■ **Problem to solve**
Print exactly the lines running from the one that holds "Recreate this image" through the one that holds "0.175, 0.205, 0.18, 0.16, 0.135, 0.105, 0.085, 0.0725]", please, and leave the pictures out.

■ **Rows**

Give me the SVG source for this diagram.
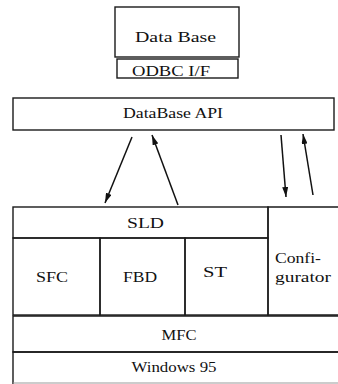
<svg xmlns="http://www.w3.org/2000/svg" width="338" height="384" viewBox="0 0 338 384">
<style>
.box{fill:none;stroke:#1a1a1a;stroke-width:1.4}
.ln{stroke:#1a1a1a;stroke-width:1.4}
.t{font-family:"Liberation Serif","Times New Roman",serif;font-size:15px;fill:#111;text-anchor:middle}
.s{font-size:14px}
.arr{stroke:#111;stroke-width:1.5;fill:none;marker-end:url(#ah)}
</style>
<defs>
<marker id="ah" viewBox="0 0 10 6" refX="10" refY="3" markerWidth="10" markerHeight="6" markerUnits="userSpaceOnUse" orient="auto">
<path d="M0,0 L10,3 L0,6 Z" fill="#111"/>
</marker>
</defs>
<g id="database">
<rect class="box" x="115" y="7" width="124" height="50"/>
<text class="t" x="175.5" y="42" textLength="81" lengthAdjust="spacingAndGlyphs">Data Base</text>
</g>
<g id="odbc">
<rect class="box" x="117" y="59" width="121" height="19"/>
<text class="t s" x="171" y="76" textLength="78" lengthAdjust="spacingAndGlyphs">ODBC I/F</text>
</g>
<g id="api">
<rect class="box" x="13" y="98" width="321" height="32"/>
<text class="t" x="173" y="118" textLength="100" lengthAdjust="spacingAndGlyphs">DataBase API</text>
</g>
<g id="connectors">
<line class="arr" x1="132" y1="137" x2="105" y2="203"/>
<line class="arr" x1="178" y1="205" x2="152" y2="135"/>
<line class="arr" x1="281" y1="135" x2="286" y2="197"/>
<line class="arr" x1="313" y1="195" x2="303" y2="134"/>
</g>
<g id="sld">
<rect class="box" x="13" y="207" width="255" height="31"/>
<text class="t s" x="145.5" y="228" textLength="37" lengthAdjust="spacingAndGlyphs">SLD</text>
</g>
<g id="sfc">
<rect class="box" x="13" y="238" width="87" height="77"/>
<text class="t s" x="52" y="282" textLength="32" lengthAdjust="spacingAndGlyphs">SFC</text>
</g>
<g id="fbd">
<rect class="box" x="100" y="238" width="85" height="77"/>
<text class="t s" x="140" y="282" textLength="34" lengthAdjust="spacingAndGlyphs">FBD</text>
</g>
<g id="st">
<rect class="box" x="185" y="238" width="83" height="77"/>
<text class="t s" x="215" y="277" textLength="24" lengthAdjust="spacingAndGlyphs">ST</text>
</g>
<g id="configurator">
<path class="box" d="M340,207 H268 V315 H340"/>
<text class="t s" x="298" y="263" textLength="46" lengthAdjust="spacingAndGlyphs">Confi-</text>
<text class="t s" x="303" y="282" textLength="56" lengthAdjust="spacingAndGlyphs">gurator</text>
</g>
<g id="mfc">
<path class="box" d="M340,316 H13 V352 H340"/>
<text class="t s" x="179" y="340" textLength="35" lengthAdjust="spacingAndGlyphs">MFC</text>
</g>
<g id="windows95">
<path class="box" d="M340,352 H13 V384"/>
<line x1="13" y1="383" x2="338" y2="383" stroke="#999" stroke-width="1"/>
<text class="t s" x="174" y="372" textLength="85" lengthAdjust="spacingAndGlyphs">Windows 95</text>
</g>
</svg>
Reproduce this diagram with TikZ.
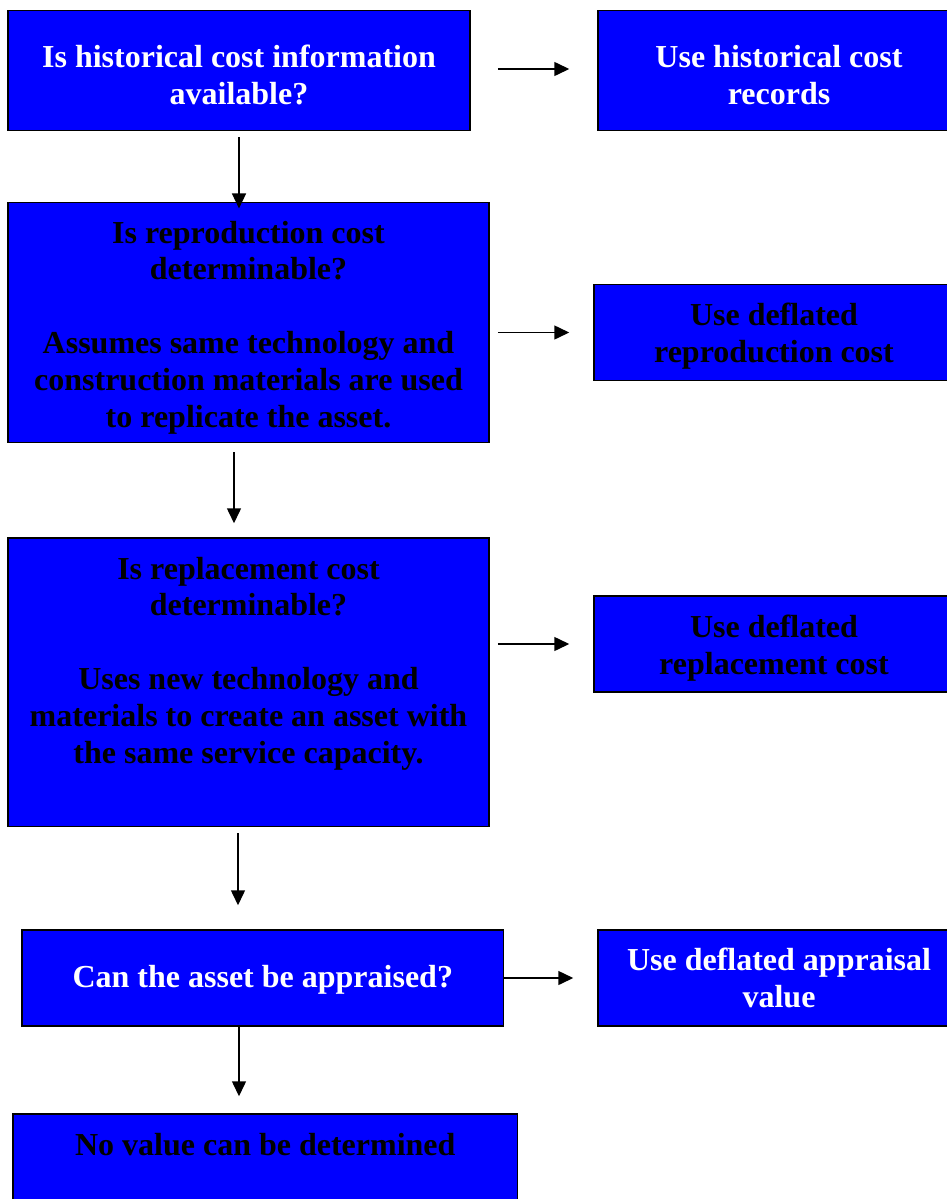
\documentclass[tikz,border=0pt]{standalone}
\usepackage{fontspec}
\setmainfont{Liberation Serif}
\usetikzlibrary{arrows.meta,calc}
\definecolor{boxblue}{RGB}{0,0,255}
\tikzset{
  box/.style={draw=black, line width=1.5pt, fill=boxblue, rectangle, inner sep=0pt},
  txt/.style={align=center, inner sep=0pt, anchor=base,
              font=\fontsize{32}{36.8}\selectfont\bfseries},
  wtxt/.style={txt, text=white},
  btxt/.style={txt, text=black},
  arr/.style={line width=1.5pt, -{Triangle[length=15pt,width=14pt]}},
}
\begin{document}
\begin{tikzpicture}[x=1pt,y=-1pt]
\useasboundingbox (0,0) rectangle (947,1199);
\clip (0,0) rectangle (947,1199);
% boxes
\node[box, minimum width=462pt, minimum height=120pt]   (b1) at (239,70.7) {};
\node[box, minimum width=362pt, minimum height=120pt]   (b2) at (779,70.7) {};
\node[box, minimum width=481pt, minimum height=240pt]   (b3) at (248.5,322.7) {};
\node[box, minimum width=360pt, minimum height=96.4pt]  (b4) at (774,332.5) {};
\node[box, minimum width=481pt, minimum height=288.7pt] (b5) at (248.5,682.35) {};
\node[box, minimum width=360pt, minimum height=96pt]    (b6) at (774,644) {};
\node[box, minimum width=481.6pt, minimum height=96pt]  (b7) at (262.8,978) {};
\node[box, minimum width=362pt, minimum height=96pt]    (b8) at (779,978) {};
\node[box, minimum width=504.5pt, minimum height=126pt] (b9) at (265.25,1177) {};
% texts (positioned by the baseline of their last line)
\node[wtxt] (t1) at (239,104.5) {Is historical cost information\\available?};
\node[wtxt] (t2) at (779,104.5) {Use historical cost\\records};
\node[btxt] (t3) at (248.5,427) {Is reproduction cost\\determinable?\\[36.8pt]Assumes same technology and\\construction materials are used\\to replicate the asset.};
\node[btxt] (t4) at (774,362) {Use deflated\\reproduction cost};
\node[btxt] (t5) at (248.5,763) {Is replacement cost\\determinable?\\[36.8pt]Uses new technology and\\materials to create an asset with\\the same service capacity.};
\node[btxt] (t6) at (774,674.5) {Use deflated\\replacement cost};
\node[wtxt] (t7) at (262.8,987) {Can the asset be appraised?};
\node[wtxt] (t8) at (779,1007) {Use deflated appraisal\\value};
\node[btxt] (t9) at (265.25,1155) {No value can be determined};
% arrows
\draw[arr] ($(b1.east)+(27,-1.7)$) -- ($(b2.west)+(-28,-1.7)$);
\draw[arr] ($(b3.east |- b4.west)+(8,0)$) -- ($(b4.west)+(-24,0)$);
\draw[arr] ($(b5.east |- b6.west)+(8,0)$) -- ($(b6.west)+(-24,0)$);
\draw[arr] (b7.east) -- ($(b8.west)+(-24,0)$);
\coordinate (c1) at ($(b1.south)+(0,6)$);
\draw[arr] (c1) -- ($(b3.north -| c1)+(0,6.5)$);
\coordinate (c3) at ($(b3.south)+(-14.5,9)$);
\draw[arr] (c3) -- ($(b5.north -| c3)+(0,-14)$);
\coordinate (c5) at ($(b5.south)+(-10.5,6)$);
\draw[arr] (c5) -- ($(b7.north -| c5)+(0,-24)$);
\coordinate (c7) at ($(b7.south)+(-23.8,0)$);
\draw[arr] (c7) -- ($(b9.north -| c7)+(0,-17)$);
\end{tikzpicture}
\end{document}
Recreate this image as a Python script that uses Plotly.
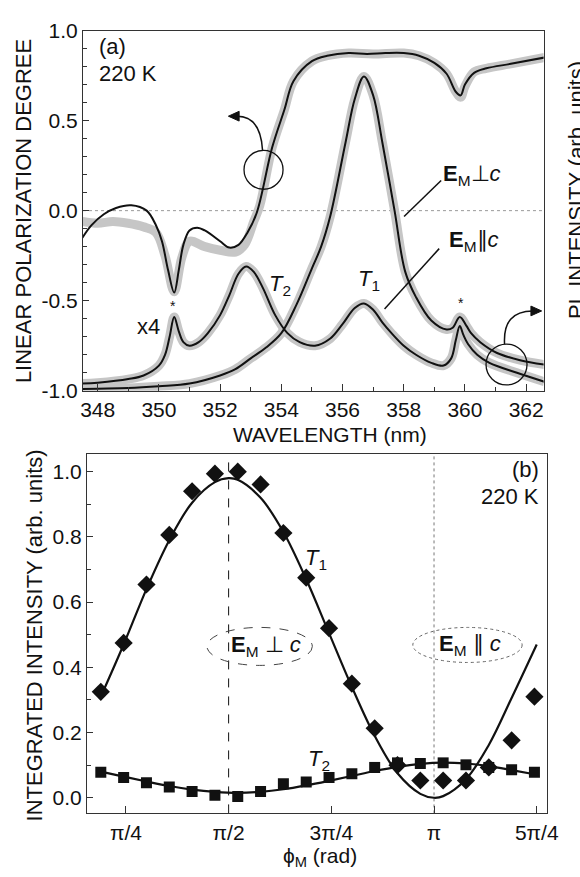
import numpy as np
import plotly.graph_objects as go

W, H = 580, 877
FONT = "Liberation Sans"

# ---------------- panel (a) data ----------------
# linear polarization degree: measured (grey) and fit (black)
lpd_data_wl = [347.5, 348.0, 348.5, 349.0, 349.5, 349.9, 350.2, 350.5, 350.75, 351.0, 351.5, 352.0,
               352.5, 352.8, 353.1, 353.3, 353.7, 354.1, 354.4, 355.0, 355.5, 356.2, 357.0, 358.0,
               358.5, 359.0, 359.4, 359.7, 359.86, 360.0, 360.3, 360.7, 361.5, 362.6]
lpd_data = [-0.06, -0.07, -0.06, -0.07, -0.09, -0.12, -0.25, -0.45, -0.26, -0.17, -0.20, -0.22,
            -0.23, -0.19, -0.06, 0.03, 0.35, 0.56, 0.72, 0.83, 0.86, 0.875, 0.87, 0.875,
            0.86, 0.82, 0.76, 0.66, 0.63, 0.69, 0.77, 0.79, 0.815, 0.85]

lpd_fit_wl = [347.5, 347.8, 348.2, 348.6, 349.1, 349.6, 349.9, 350.1, 350.3, 350.5, 350.65, 350.8,
              351.0, 351.25, 351.5, 352.0, 352.3, 352.6, 352.9, 353.2, 353.7, 354.1, 354.4, 355.0,
              355.5, 356.2, 356.8, 357.4, 358.0, 358.5, 359.0, 359.4, 359.7, 359.86, 360.0, 360.3,
              360.7, 361.5, 362.6]
lpd_fit = [-0.15, -0.08, -0.02, 0.015, 0.03, 0.0, -0.08, -0.17, -0.33, -0.455, -0.33, -0.19,
           -0.11, -0.095, -0.11, -0.17, -0.205, -0.19, -0.12, -0.01, 0.35, 0.56, 0.72, 0.83,
           0.86, 0.875, 0.87, 0.875, 0.875, 0.86, 0.82, 0.76, 0.66, 0.64, 0.70, 0.765,
           0.79, 0.815, 0.85]

# PL intensity (arb. units), E_M perpendicular to c
pl_perp_wl = [347.5, 348.0, 349.0, 350.0, 351.0, 352.0, 352.5, 353.0, 353.5, 354.0, 354.5, 355.0,
              355.3, 355.6, 356.1, 356.4, 356.7, 357.0, 357.3, 357.7, 358.05, 358.4, 358.9, 359.4,
              359.6, 359.83, 360.05, 360.2, 360.5, 361.05, 361.8, 362.6]
pl_perp = [0.005, 0.006, 0.0075, 0.0125, 0.02, 0.0425, 0.06, 0.09, 0.12, 0.16, 0.24, 0.34,
           0.40, 0.485, 0.69, 0.81, 0.8725, 0.82, 0.69, 0.50, 0.33, 0.26, 0.195, 0.17,
           0.175, 0.205, 0.18, 0.16, 0.135, 0.105, 0.085, 0.0725]

# PL intensity (arb. units), E_M parallel to c (x4)
pl_par_wl = [347.5, 348.0, 349.0, 349.5, 350.0, 350.2, 350.35, 350.5, 350.65, 350.8, 351.0, 351.3,
             351.6, 352.0, 352.3, 352.6, 352.85, 353.1, 353.4, 353.8, 354.2, 354.6, 355.1, 355.6,
             356.0, 356.4, 356.7, 357.0, 357.3, 357.6, 358.0, 358.4, 358.9, 359.3, 359.55, 359.7,
             359.83, 359.95, 360.1, 360.4, 360.8, 361.7, 362.6]
pl_par = [0.02, 0.0225, 0.0325, 0.0425, 0.07, 0.10, 0.15, 0.205, 0.165, 0.135, 0.125, 0.135,
          0.16, 0.21, 0.265, 0.325, 0.345, 0.33, 0.285, 0.21, 0.16, 0.135, 0.125, 0.145,
          0.185, 0.23, 0.2425, 0.225, 0.19, 0.16, 0.125, 0.10, 0.0775, 0.07, 0.09, 0.14,
          0.18, 0.155, 0.13, 0.10, 0.0775, 0.05, 0.025]

wl_ticks = [348, 350, 352, 354, 356, 358, 360, 362]
lpd_ticks = [-1.0, -0.5, 0.0, 0.5, 1.0]
lpd_ticktext = ["-1.0", "-0.5", "0.0", "0.5", "1.0"]

# ---------------- panel (b) data ----------------
phi_deg = [34, 44, 54, 64, 74, 84, 94, 104, 114, 124, 134, 144, 154, 164, 174, 184, 194, 204, 214, 224]
t1_int = [0.325, 0.475, 0.654, 0.806, 0.94, 0.994, 1.0, 0.961, 0.812, 0.675, 0.52, 0.35,
          0.213, 0.10, 0.053, 0.053, 0.053, 0.093, 0.176, 0.31]
t2_int = [0.078, 0.062, 0.046, 0.033, 0.019, 0.008, 0.004, 0.019, 0.043, 0.048, 0.062, 0.074,
          0.093, 0.107, 0.105, 0.107, 0.101, 0.093, 0.086, 0.078]

t1_fit_deg = [34, 44, 54, 64, 74, 84, 90, 94, 104, 114, 124, 134, 144, 154, 164, 174, 180,
              184, 194, 204, 214, 225]
t1_fit = [0.31, 0.47, 0.64, 0.79, 0.905, 0.968, 0.98, 0.975, 0.92, 0.815, 0.67, 0.505, 0.34,
          0.19, 0.075, 0.012, 0.0, 0.005, 0.057, 0.162, 0.306, 0.47]
t2_fit_deg = [34, 44, 54, 64, 74, 84, 94, 104, 114, 124, 134, 144, 154, 164, 174, 184, 194,
              204, 214, 224]
t2_fit = [0.08, 0.065, 0.05, 0.036, 0.025, 0.018, 0.015, 0.018, 0.026, 0.038, 0.052, 0.067,
          0.082, 0.095, 0.104, 0.108, 0.105, 0.097, 0.085, 0.072]

phi_tickvals = [np.pi / 4, np.pi / 2, 3 * np.pi / 4, np.pi, 5 * np.pi / 4]
phi_ticktext = ["π/4", "π/2", "3π/4", "π", "5π/4"]
int_ticks = [0.0, 0.2, 0.4, 0.6, 0.8, 1.0]
int_ticktext = ["0.0", "0.2", "0.4", "0.6", "0.8", "1.0"]

GREY = "#c6c6c6"
BLACK = "#111111"


def PX(x):
    return x / W


def PY(y):
    return 1 - y / H


fig = go.Figure()

# panel (a) traces
fig.add_trace(go.Scatter(x=pl_perp_wl, y=pl_perp, xaxis="x", yaxis="y3", mode="lines",
                         line=dict(color=GREY, width=9, shape="spline"), hoverinfo="skip"))
fig.add_trace(go.Scatter(x=pl_par_wl, y=pl_par, xaxis="x", yaxis="y3", mode="lines",
                         line=dict(color=GREY, width=9, shape="spline"), hoverinfo="skip"))
fig.add_trace(go.Scatter(x=lpd_data_wl, y=lpd_data, xaxis="x", yaxis="y", mode="lines",
                         line=dict(color=GREY, width=9, shape="spline"), hoverinfo="skip"))
fig.add_trace(go.Scatter(x=pl_perp_wl, y=pl_perp, xaxis="x", yaxis="y3", mode="lines",
                         line=dict(color=BLACK, width=2, shape="spline")))
fig.add_trace(go.Scatter(x=pl_par_wl, y=pl_par, xaxis="x", yaxis="y3", mode="lines",
                         line=dict(color=BLACK, width=2, shape="spline")))
fig.add_trace(go.Scatter(x=lpd_fit_wl, y=lpd_fit, xaxis="x", yaxis="y", mode="lines",
                         line=dict(color=BLACK, width=2, shape="spline")))

# panel (b) traces
rad = lambda d: np.deg2rad(np.array(d, dtype=float))
fig.add_trace(go.Scatter(x=rad(t1_fit_deg), y=t1_fit, xaxis="x2", yaxis="y2", mode="lines",
                         line=dict(color=BLACK, width=2.2, shape="spline")))
fig.add_trace(go.Scatter(x=rad(t2_fit_deg), y=t2_fit, xaxis="x2", yaxis="y2", mode="lines",
                         line=dict(color=BLACK, width=2.2, shape="spline")))
fig.add_trace(go.Scatter(x=rad(phi_deg), y=t1_int, xaxis="x2", yaxis="y2", mode="markers",
                         marker=dict(symbol="diamond", size=14, color=BLACK)))
fig.add_trace(go.Scatter(x=rad(phi_deg), y=t2_int, xaxis="x2", yaxis="y2", mode="markers",
                         marker=dict(symbol="square", size=11, color=BLACK)))

tickfont = dict(family=FONT, size=21, color=BLACK)
axcommon = dict(showline=True, linecolor="#333", linewidth=1, mirror=True, showgrid=False,
                zeroline=False, ticks="inside", tickcolor="#333", tickfont=tickfont)

fig.update_layout(
    width=W, height=H, margin=dict(l=0, r=0, t=0, b=0),
    paper_bgcolor="white", plot_bgcolor="white", showlegend=False,
    font=dict(family=FONT, size=22, color=BLACK),
    xaxis=dict(domain=[PX(83), PX(555)], anchor="y", range=[347.52, 362.57],
               tickvals=wl_ticks, ticklen=7,
               minor=dict(dtick=1, tick0=347, ticks="inside", ticklen=4, tickcolor="#333"),
               **axcommon),
    yaxis=dict(domain=[PY(389), PY(19)], anchor="x", range=[-1, 1],
               tickvals=lpd_ticks, ticktext=lpd_ticktext, ticklen=6,
               minor=dict(dtick=0.1, tick0=0, ticks="inside", ticklen=4, tickcolor="#333"),
               **axcommon),
    yaxis3=dict(overlaying="y", anchor="x", range=[0, 1], visible=False),
    xaxis2=dict(domain=[PX(87), PX(558)], anchor="y2", range=[0.487, 4.002],
                tickvals=phi_tickvals, ticktext=phi_ticktext, ticklen=7, **axcommon),
    yaxis2=dict(domain=[PY(823), PY(454)], anchor="x2", range=[-0.048, 1.054],
                tickvals=int_ticks, ticktext=int_ticktext, ticklen=6,
                minor=dict(dtick=0.1, tick0=0, ticks="inside", ticklen=4, tickcolor="#333"),
                **axcommon),
)

shapes = []
# zero line in (a)
shapes.append(dict(type="line", xref="x domain", yref="y", x0=0, x1=1, y0=0, y1=0,
                   line=dict(color="#999", width=1, dash="dot"), layer="below"))
# vertical reference lines in (b)
shapes.append(dict(type="line", xref="x2", yref="y2 domain", x0=np.pi / 2, x1=np.pi / 2, y0=0, y1=1,
                   line=dict(color=BLACK, width=1, dash="dash"), layer="below"))
shapes.append(dict(type="line", xref="x2", yref="y2 domain", x0=np.pi, x1=np.pi, y0=0, y1=1,
                   line=dict(color="#777", width=1, dash="dot"), layer="below"))
# circles and curved arrows in (a)
shapes.append(dict(type="circle", xref="paper", yref="paper", x0=PX(248), x1=PX(288),
                   y0=PY(182), y1=PY(142), line=dict(color=BLACK, width=1.3)))
shapes.append(dict(type="path", xref="paper", yref="paper",
                   path=f"M {PX(267)},{PY(142)} Q {PX(265)},{PY(107)} {PX(241)},{PY(107)}",
                   line=dict(color=BLACK, width=1.5)))
shapes.append(dict(type="path", xref="paper", yref="paper",
                   path=f"M {PX(232)},{PY(107)} L {PX(243)},{PY(102)} L {PX(243)},{PY(112)} Z",
                   fillcolor=BLACK, line=dict(color=BLACK, width=1)))
shapes.append(dict(type="circle", xref="paper", yref="paper", x0=PX(496), x1=PX(538),
                   y0=PY(383), y1=PY(341), line=dict(color=BLACK, width=1.3)))
shapes.append(dict(type="path", xref="paper", yref="paper",
                   path=f"M {PX(515)},{PY(341)} Q {PX(513)},{PY(307)} {PX(544)},{PY(307)}",
                   line=dict(color=BLACK, width=1.5)))
shapes.append(dict(type="path", xref="paper", yref="paper",
                   path=f"M {PX(553)},{PY(307)} L {PX(542)},{PY(302)} L {PX(542)},{PY(312)} Z",
                   fillcolor=BLACK, line=dict(color=BLACK, width=1)))
# label pointer lines in (a)
shapes.append(dict(type="line", xref="paper", yref="paper", x0=PX(412), y0=PY(210), x1=PX(450), y1=PY(173),
                   line=dict(color=BLACK, width=1.5)))
shapes.append(dict(type="line", xref="paper", yref="paper", x0=PX(392), y0=PY(305), x1=PX(448), y1=PY(243),
                   line=dict(color=BLACK, width=1.5)))
# ellipses in (b)
shapes.append(dict(type="circle", xref="paper", yref="paper", x0=PX(210), x1=PX(318),
                   y0=PY(671), y1=PY(632), line=dict(color="#444", width=1, dash="dash")))
shapes.append(dict(type="circle", xref="paper", yref="paper", x0=PX(421), x1=PX(533),
                   y0=PY(668), y1=PY(632), line=dict(color="#666", width=1, dash="dot")))
fig.update_layout(shapes=shapes)


def ann(text, x, y, size=22, xanchor="center", angle=0):
    return dict(text=text, x=PX(x), y=PY(y), xref="paper", yref="paper", showarrow=False,
                xanchor=xanchor, yanchor="middle", textangle=angle,
                font=dict(family=FONT, size=size, color=BLACK))


annotations = [
    ann("(a)", 97, 35, xanchor="left"),
    ann("220 K", 97, 63, xanchor="left"),
    ann("<b>E</b><sub>M</sub>⊥<i>c</i>", 482, 167),
    ann("<b>E</b><sub>M</sub>∥<i>c</i>", 484, 235),
    ann("<i>T</i><sub>2</sub>", 285, 280),
    ann("<i>T</i><sub>1</sub>", 376, 275),
    ann("*", 175, 302, size=14),
    ann("*", 470, 299, size=14),
    ann("x4", 150, 323),
    ann("WAVELENGTH (nm)", 336, 434, size=21),
    ann("LINEAR POLARIZATION DEGREE", 22, 204, angle=-90),
    ann("PL INTENSITY (arb. units)", 588, 183, angle=-90),
    ann("(b)", 552, 470, xanchor="right"),
    ann("220 K", 552, 498, xanchor="right"),
    ann("<i>T</i><sub>1</sub>", 322, 562),
    ann("<i>T</i><sub>2</sub>", 325, 768),
    ann("<b>E</b><sub>M</sub> ⊥ <i>c</i>", 271, 651),
    ann("<b>E</b><sub>M</sub> ∥ <i>c</i>", 480, 650),
    ann("ϕ<sub>M</sub> (rad)", 326, 868, size=21),
    ann("INTEGRATED INTENSITY (arb. units)", 33, 640, angle=-90),
]
fig.update_layout(annotations=annotations)

fig.write_html("out.html", config={"displayModeBar": False},
               post_script="document.body.style.margin='0';document.body.style.overflow='hidden';")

■ **Exercise result**
Recreate this image as a Python script that uses Plotly.
import numpy as np
import plotly.graph_objects as go

W, H = 580, 877
FONT = "Liberation Sans"

# ---------------- panel (a) data ----------------
# linear polarization degree: measured (grey) and fit (black)
lpd_data_wl = [347.5, 348.0, 348.5, 349.0, 349.5, 349.9, 350.2, 350.5, 350.75, 351.0, 351.5, 352.0,
               352.5, 352.8, 353.1, 353.3, 353.7, 354.1, 354.4, 355.0, 355.5, 356.2, 357.0, 358.0,
               358.5, 359.0, 359.4, 359.7, 359.86, 360.0, 360.3, 360.7, 361.5, 362.6]
lpd_data = [-0.06, -0.07, -0.06, -0.07, -0.09, -0.12, -0.25, -0.45, -0.26, -0.17, -0.20, -0.22,
            -0.23, -0.19, -0.06, 0.03, 0.35, 0.56, 0.72, 0.83, 0.86, 0.875, 0.87, 0.875,
            0.86, 0.82, 0.76, 0.66, 0.63, 0.69, 0.77, 0.79, 0.815, 0.85]

lpd_fit_wl = [347.5, 347.8, 348.2, 348.6, 349.1, 349.6, 349.9, 350.1, 350.3, 350.5, 350.65, 350.8,
              351.0, 351.25, 351.5, 352.0, 352.3, 352.6, 352.9, 353.2, 353.7, 354.1, 354.4, 355.0,
              355.5, 356.2, 356.8, 357.4, 358.0, 358.5, 359.0, 359.4, 359.7, 359.86, 360.0, 360.3,
              360.7, 361.5, 362.6]
lpd_fit = [-0.15, -0.08, -0.02, 0.015, 0.03, 0.0, -0.08, -0.17, -0.33, -0.455, -0.33, -0.19,
           -0.11, -0.095, -0.11, -0.17, -0.205, -0.19, -0.12, -0.01, 0.35, 0.56, 0.72, 0.83,
           0.86, 0.875, 0.87, 0.875, 0.875, 0.86, 0.82, 0.76, 0.66, 0.64, 0.70, 0.765,
           0.79, 0.815, 0.85]

# PL intensity (arb. units), E_M perpendicular to c
pl_perp_wl = [347.5, 348.0, 349.0, 350.0, 351.0, 352.0, 352.5, 353.0, 353.5, 354.0, 354.5, 355.0,
              355.3, 355.6, 356.1, 356.4, 356.7, 357.0, 357.3, 357.7, 358.05, 358.4, 358.9, 359.4,
              359.6, 359.83, 360.05, 360.2, 360.5, 361.05, 361.8, 362.6]
pl_perp = [0.005, 0.006, 0.0075, 0.0125, 0.02, 0.0425, 0.06, 0.09, 0.12, 0.16, 0.24, 0.34,
           0.40, 0.485, 0.69, 0.81, 0.8725, 0.82, 0.69, 0.50, 0.33, 0.26, 0.195, 0.17,
           0.175, 0.205, 0.18, 0.16, 0.135, 0.105, 0.085, 0.0725]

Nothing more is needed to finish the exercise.